While Navalny’s is an extreme example of this technique, I agree it’s useful in everyday life. And maybe even more so, because our potential horrible consequences are usually not state sanctioned murder and death.
"And then, as I said, accept it (skipping the stages of denial, anger, and bargaining)."
Sorry, but this, to me, is Spiritual Bypassing - ie, sidestepping difficult emotions to get to (an
inauthentic) "acceptance."
While I agree with another commenter that the "worse that can happen" is an effective technique in everyday life (eg, test grades; other low-stakes decisions) - I mostly disagree with this sentiment in higher-stakes situations.
Our family lived in a forest for years, where wildfires were a real threat; in 2020, a wildfire destroyed our home and everything we owned. No amount of stoicism or visualization could have prepared us for the horror of when it actually happened, nor in the aftermath.

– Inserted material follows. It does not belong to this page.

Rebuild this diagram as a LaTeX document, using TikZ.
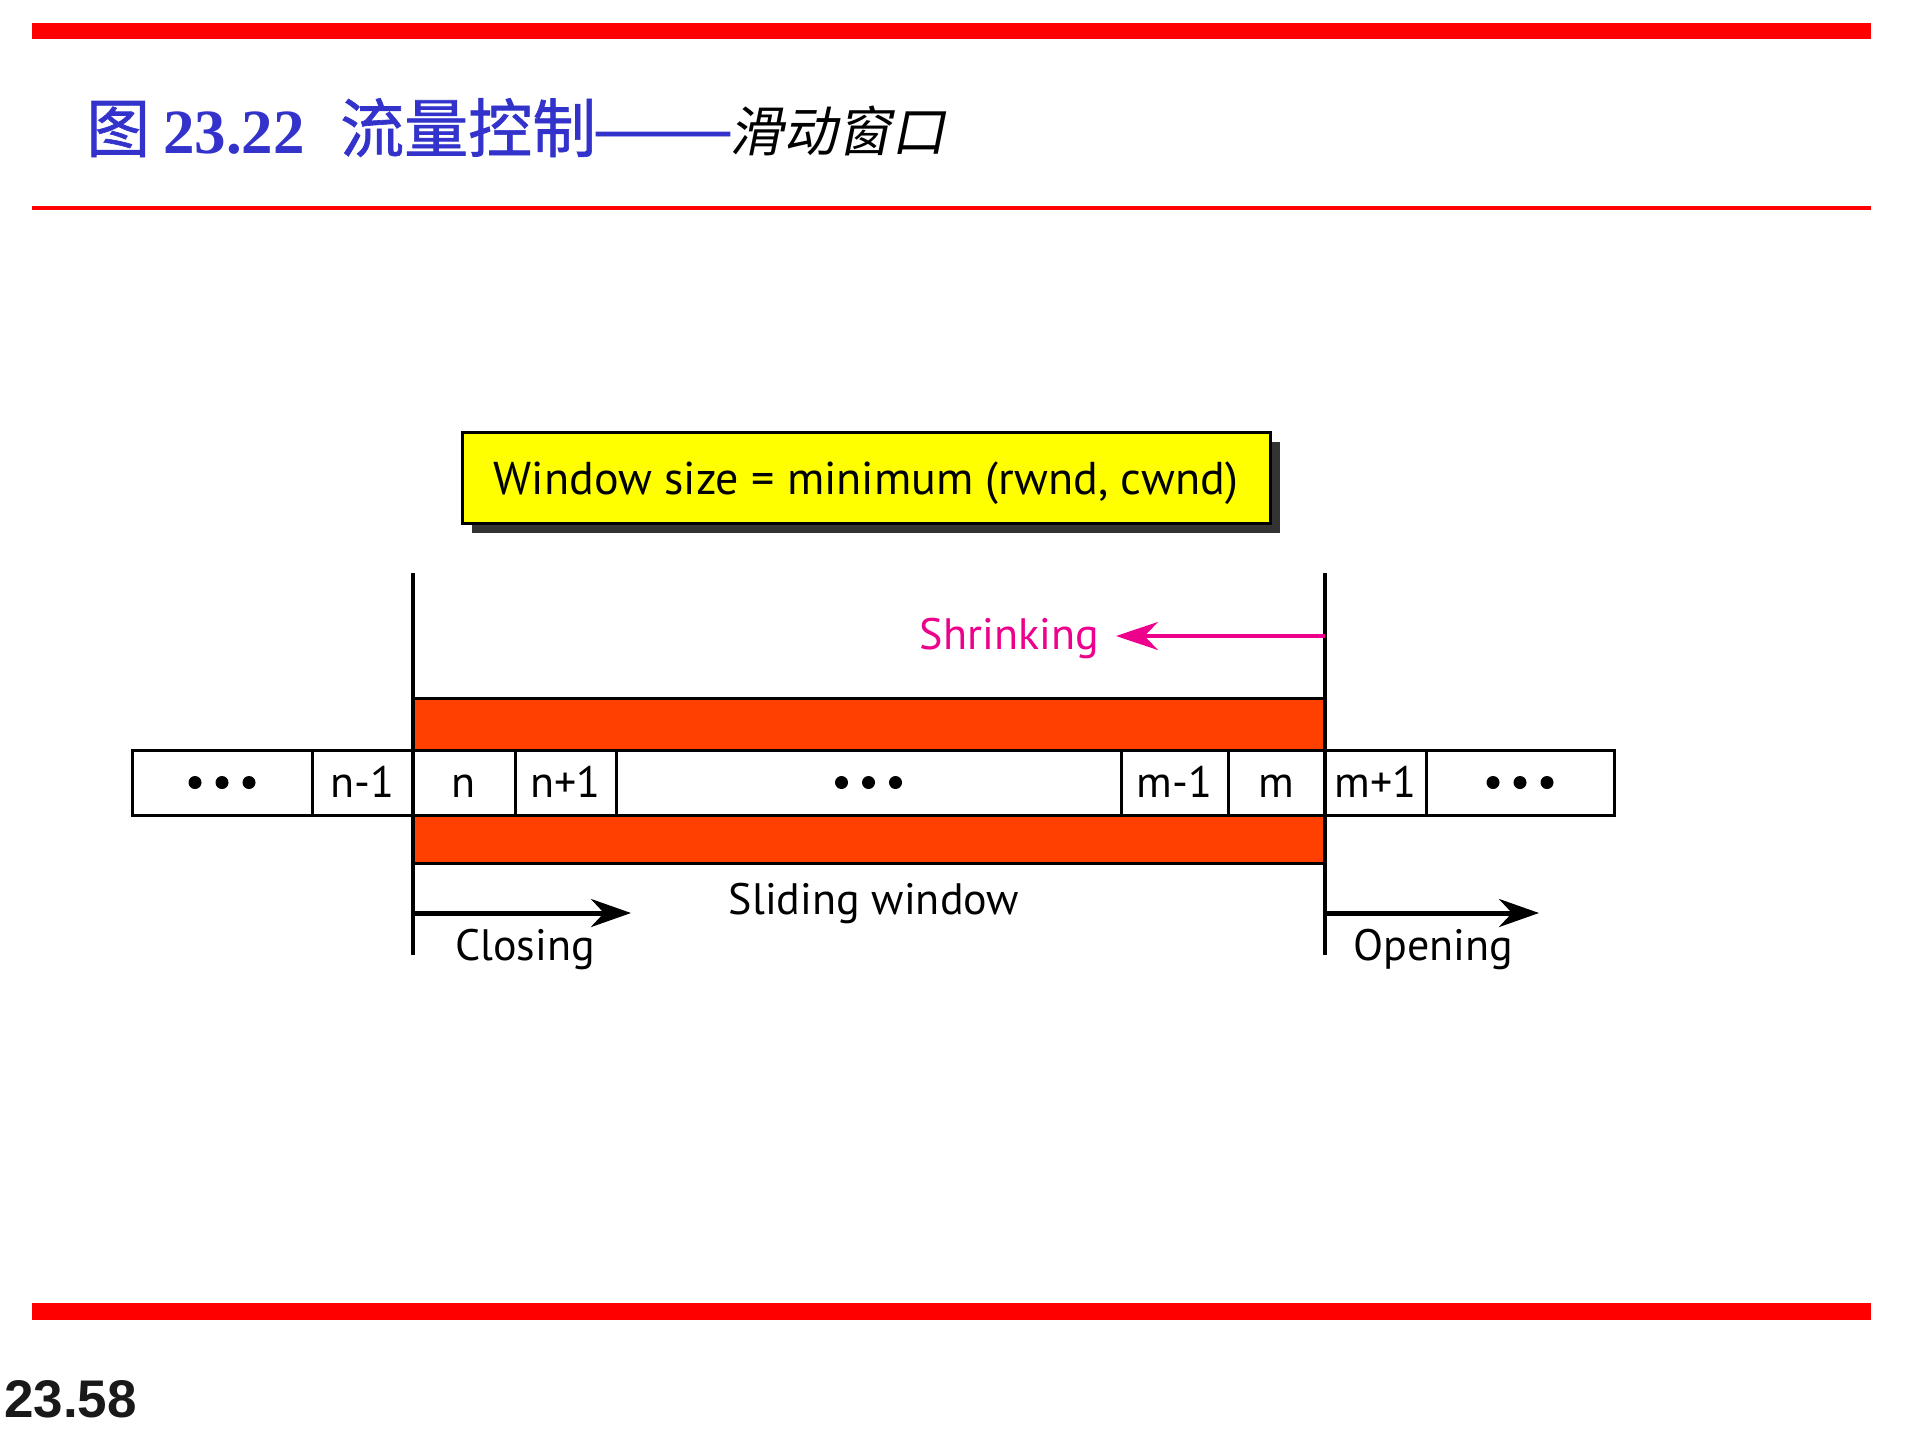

Now, four years later, I am the only one in our family who can talk openly with others about the wildfire because I went through PTSD therapy for a year, expunging and transmuting the "denial, anger, bargaining" so mentioned here. I've been able to participate in Listening Sessions - and my favorite 1:1 - with folks, helping to forward climate-change education efforts and understanding.
As we now know, trauma lives on in the body and our nervous systems - unless we intentionally work with it. Maybe this bypassing technique works for Navalny and other folks - but it wouldn't for me.